▸ EXERCISE GOAL
Quote the whole listing word for word, please.

_____

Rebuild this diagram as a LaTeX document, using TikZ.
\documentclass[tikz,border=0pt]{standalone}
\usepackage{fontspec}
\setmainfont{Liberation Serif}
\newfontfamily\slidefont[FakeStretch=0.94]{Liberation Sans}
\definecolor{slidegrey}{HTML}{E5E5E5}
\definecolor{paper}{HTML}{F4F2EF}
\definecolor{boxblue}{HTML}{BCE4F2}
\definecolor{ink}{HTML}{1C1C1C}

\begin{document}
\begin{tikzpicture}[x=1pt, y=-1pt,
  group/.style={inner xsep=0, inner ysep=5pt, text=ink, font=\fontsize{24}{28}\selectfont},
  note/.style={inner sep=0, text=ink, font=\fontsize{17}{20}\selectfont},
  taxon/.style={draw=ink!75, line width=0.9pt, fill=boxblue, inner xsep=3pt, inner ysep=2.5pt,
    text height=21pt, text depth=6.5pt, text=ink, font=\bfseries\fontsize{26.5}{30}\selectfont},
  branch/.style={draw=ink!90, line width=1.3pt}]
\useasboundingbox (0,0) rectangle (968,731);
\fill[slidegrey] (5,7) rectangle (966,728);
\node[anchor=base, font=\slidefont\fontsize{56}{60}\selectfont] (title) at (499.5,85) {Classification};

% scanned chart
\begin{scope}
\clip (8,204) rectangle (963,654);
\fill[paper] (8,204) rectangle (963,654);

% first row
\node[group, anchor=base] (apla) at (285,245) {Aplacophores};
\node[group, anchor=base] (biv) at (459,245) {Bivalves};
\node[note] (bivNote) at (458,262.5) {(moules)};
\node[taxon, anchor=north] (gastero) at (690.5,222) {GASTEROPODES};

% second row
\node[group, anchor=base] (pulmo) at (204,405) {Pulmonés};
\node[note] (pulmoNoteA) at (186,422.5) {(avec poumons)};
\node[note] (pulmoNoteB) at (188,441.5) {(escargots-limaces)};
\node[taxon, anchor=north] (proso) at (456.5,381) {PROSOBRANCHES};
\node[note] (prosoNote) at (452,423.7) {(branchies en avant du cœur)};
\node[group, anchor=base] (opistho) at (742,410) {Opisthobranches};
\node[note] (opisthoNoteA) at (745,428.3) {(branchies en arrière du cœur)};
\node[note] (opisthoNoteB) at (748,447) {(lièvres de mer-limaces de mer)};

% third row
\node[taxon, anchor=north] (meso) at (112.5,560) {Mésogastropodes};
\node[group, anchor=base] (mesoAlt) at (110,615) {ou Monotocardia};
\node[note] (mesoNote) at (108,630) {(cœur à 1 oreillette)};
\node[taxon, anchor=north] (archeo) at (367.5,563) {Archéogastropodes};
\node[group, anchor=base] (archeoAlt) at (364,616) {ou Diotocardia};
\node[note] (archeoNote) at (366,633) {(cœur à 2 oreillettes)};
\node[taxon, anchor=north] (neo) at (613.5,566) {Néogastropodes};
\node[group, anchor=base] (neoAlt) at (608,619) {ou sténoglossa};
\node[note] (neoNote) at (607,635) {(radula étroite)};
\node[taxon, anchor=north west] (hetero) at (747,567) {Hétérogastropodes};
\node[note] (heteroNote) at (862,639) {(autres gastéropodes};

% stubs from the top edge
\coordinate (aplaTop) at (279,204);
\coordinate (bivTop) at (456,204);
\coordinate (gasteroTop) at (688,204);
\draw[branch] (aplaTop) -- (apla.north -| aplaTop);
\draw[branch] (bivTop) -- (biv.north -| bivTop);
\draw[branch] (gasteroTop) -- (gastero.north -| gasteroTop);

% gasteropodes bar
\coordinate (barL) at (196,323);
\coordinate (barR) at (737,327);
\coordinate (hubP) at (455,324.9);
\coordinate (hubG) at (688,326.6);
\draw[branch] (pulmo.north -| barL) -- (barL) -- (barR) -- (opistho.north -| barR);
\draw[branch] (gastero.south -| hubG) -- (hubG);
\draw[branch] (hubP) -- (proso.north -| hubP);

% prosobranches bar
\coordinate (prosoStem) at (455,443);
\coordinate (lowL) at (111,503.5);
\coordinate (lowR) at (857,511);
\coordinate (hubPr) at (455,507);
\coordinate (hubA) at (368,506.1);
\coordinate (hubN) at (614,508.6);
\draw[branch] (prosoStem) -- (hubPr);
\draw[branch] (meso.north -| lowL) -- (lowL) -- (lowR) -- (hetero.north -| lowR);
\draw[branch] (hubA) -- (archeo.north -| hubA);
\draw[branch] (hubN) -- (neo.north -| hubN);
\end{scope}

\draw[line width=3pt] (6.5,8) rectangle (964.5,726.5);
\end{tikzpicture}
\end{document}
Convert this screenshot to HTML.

_____

▸ OUTPUT FOR THIS TASK
Rebuild this diagram as a LaTeX document, using TikZ.
\documentclass[tikz,border=0pt]{standalone}
\usepackage{fontspec}
\setmainfont{Liberation Serif}
\newfontfamily\slidefont[FakeStretch=0.94]{Liberation Sans}
\definecolor{slidegrey}{HTML}{E5E5E5}
\definecolor{paper}{HTML}{F4F2EF}
\definecolor{boxblue}{HTML}{BCE4F2}
\definecolor{ink}{HTML}{1C1C1C}

\begin{document}
\begin{tikzpicture}[x=1pt, y=-1pt,
  group/.style={inner xsep=0, inner ysep=5pt, text=ink, font=\fontsize{24}{28}\selectfont},
  note/.style={inner sep=0, text=ink, font=\fontsize{17}{20}\selectfont},
  taxon/.style={draw=ink!75, line width=0.9pt, fill=boxblue, inner xsep=3pt, inner ysep=2.5pt,
    text height=21pt, text depth=6.5pt, text=ink, font=\bfseries\fontsize{26.5}{30}\selectfont},
  branch/.style={draw=ink!90, line width=1.3pt}]
\useasboundingbox (0,0) rectangle (968,731);
\fill[slidegrey] (5,7) rectangle (966,728);
\node[anchor=base, font=\slidefont\fontsize{56}{60}\selectfont] (title) at (499.5,85) {Classification};

% scanned chart
\begin{scope}
\clip (8,204) rectangle (963,654);
\fill[paper] (8,204) rectangle (963,654);

% first row
\node[group, anchor=base] (apla) at (285,245) {Aplacophores};
\node[group, anchor=base] (biv) at (459,245) {Bivalves};
\node[note] (bivNote) at (458,262.5) {(moules)};
\node[taxon, anchor=north] (gastero) at (690.5,222) {GASTEROPODES};

% second row
\node[group, anchor=base] (pulmo) at (204,405) {Pulmonés};
\node[note] (pulmoNoteA) at (186,422.5) {(avec poumons)};
\node[note] (pulmoNoteB) at (188,441.5) {(escargots-limaces)};
\node[taxon, anchor=north] (proso) at (456.5,381) {PROSOBRANCHES};
\node[note] (prosoNote) at (452,423.7) {(branchies en avant du cœur)};
\node[group, anchor=base] (opistho) at (742,410) {Opisthobranches};
\node[note] (opisthoNoteA) at (745,428.3) {(branchies en arrière du cœur)};
\node[note] (opisthoNoteB) at (748,447) {(lièvres de mer-limaces de mer)};

% third row
\node[taxon, anchor=north] (meso) at (112.5,560) {Mésogastropodes};
\node[group, anchor=base] (mesoAlt) at (110,615) {ou Monotocardia};
\node[note] (mesoNote) at (108,630) {(cœur à 1 oreillette)};
\node[taxon, anchor=north] (archeo) at (367.5,563) {Archéogastropodes};
\node[group, anchor=base] (archeoAlt) at (364,616) {ou Diotocardia};
\node[note] (archeoNote) at (366,633) {(cœur à 2 oreillettes)};
\node[taxon, anchor=north] (neo) at (613.5,566) {Néogastropodes};
\node[group, anchor=base] (neoAlt) at (608,619) {ou sténoglossa};
\node[note] (neoNote) at (607,635) {(radula étroite)};
\node[taxon, anchor=north west] (hetero) at (747,567) {Hétérogastropodes};
\node[note] (heteroNote) at (862,639) {(autres gastéropodes};

% stubs from the top edge
\coordinate (aplaTop) at (279,204);
\coordinate (bivTop) at (456,204);
\coordinate (gasteroTop) at (688,204);
\draw[branch] (aplaTop) -- (apla.north -| aplaTop);
\draw[branch] (bivTop) -- (biv.north -| bivTop);
\draw[branch] (gasteroTop) -- (gastero.north -| gasteroTop);

% gasteropodes bar
\coordinate (barL) at (196,323);
\coordinate (barR) at (737,327);
\coordinate (hubP) at (455,324.9);
\coordinate (hubG) at (688,326.6);
\draw[branch] (pulmo.north -| barL) -- (barL) -- (barR) -- (opistho.north -| barR);
\draw[branch] (gastero.south -| hubG) -- (hubG);
\draw[branch] (hubP) -- (proso.north -| hubP);

% prosobranches bar
\coordinate (prosoStem) at (455,443);
\coordinate (lowL) at (111,503.5);
\coordinate (lowR) at (857,511);
\coordinate (hubPr) at (455,507);
\coordinate (hubA) at (368,506.1);
\coordinate (hubN) at (614,508.6);
\draw[branch] (prosoStem) -- (hubPr);
\draw[branch] (meso.north -| lowL) -- (lowL) -- (lowR) -- (hetero.north -| lowR);
\draw[branch] (hubA) -- (archeo.north -| hubA);
\draw[branch] (hubN) -- (neo.north -| hubN);
\end{scope}

\draw[line width=3pt] (6.5,8) rectangle (964.5,726.5);
\end{tikzpicture}
\end{document}
Convert this screenshot to HTML.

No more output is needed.